His voice rumbled out. “Well — there you are, Shaw.” A heavy arm made a sweeping gesture towards Gibraltar. “Safe delivery of the all-important Admiralty Inspector — and won’t they be pleased to see you! Gib’s all yours now.” He sighed, memory of his soaking hours on that bridge still too fresh. “Wish I had your job, Shaw.”
Shaw didn’t comment.
“Damn-all to do and all day to do it in — what?”
Shaw answered that with a laugh. “Don’t underestimate the Admiralty civilian, sir. I’ll probably find I’ve got to do a fuller day’s work than ever I did when I was in the Service.” (That ‘when I was in the Service’ came off his tongue quite easily, Shaw was glad to note.)
Kent-Thomas grunted. Shaw had gathered already that he had a prejudice against pretty well all civilians. Kent-Thomas asked, “Where did you get to in the Service, Shaw? Odd we never ran across each other, y’know.”
Shaw said, “I… spent a good deal of time in the Admiralty.”
“Oh — really?” The Captain looked round, raised his eyebrows disdainfully. “What department?”
“Just messing around,” said Shaw vaguely.

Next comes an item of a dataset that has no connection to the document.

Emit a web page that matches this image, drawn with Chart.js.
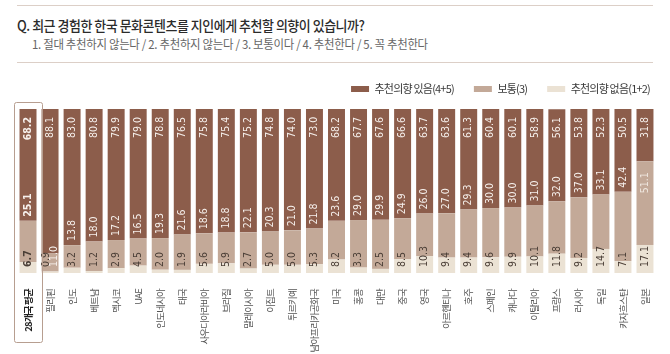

He was watching the Spanish coast.
“H’m. About all they do in the Admiralty, isn’t it — mess around?”
“That’s right, sir.” Shaw knew well enough that such was the general opinion in the Fleet; but he thought of Mr Latymer, and Carberry, and the others in the outfit, those who had died and those who still lived a little longer… then, shortly before they began making in for the entrance to the inner harbour, Kent-Thomas said suddenly, “Sorry not to have seen more of you, Shaw. Pity you’ve become a damn’ civilian.” He hesitated. “We’ll be in Gib for a while… come aboard again for a meal and a yarn sometime if you feel like it.”
“Thank you, sir. I’d like to do that if I’m here for long.”
“You don’t know how long the job’ll take?”
“No.”
“Where d’you go when it’s done?”
“Back to London, to mess around again, sir.” Surreptitiously Shaw crossed his fingers, wondering if he’d see London again, see Debonnair. He always wondered that, though he knew nothing was ever as bad as imagination made it. The pain started up again, cruelly.
Half an hour later Shaw left the cruiser at the Detached Mole in the Captain’s motor-boat, headed in for the Tower Steps. In the increasingly hot sunshine, Shaw disembarked, looked up at the flag of the Rear-Admiral drooping limply above the Tower. The Rock of Gibraltar stood before him, three miles long, barely a mile across at its widest point, but high, seemingly sheer, overwhelming the buildings of the little town clustered at its foot and on the lower slopes. The Rock, continuously garrisoned by British regiments since 1704, symbol of England’s former might, one of the ancient keys to that Pax Britannica which once had kept the world in tune — the whole huge edifice speckled white and brown and dusty green in the burning heat. North and west lay the blue hills of Spain, mysterious Andalusia, land of sun and grape, passion and hot blood, of mountains, and almost inaccessible mountain-towns isolated in those high, barren hills.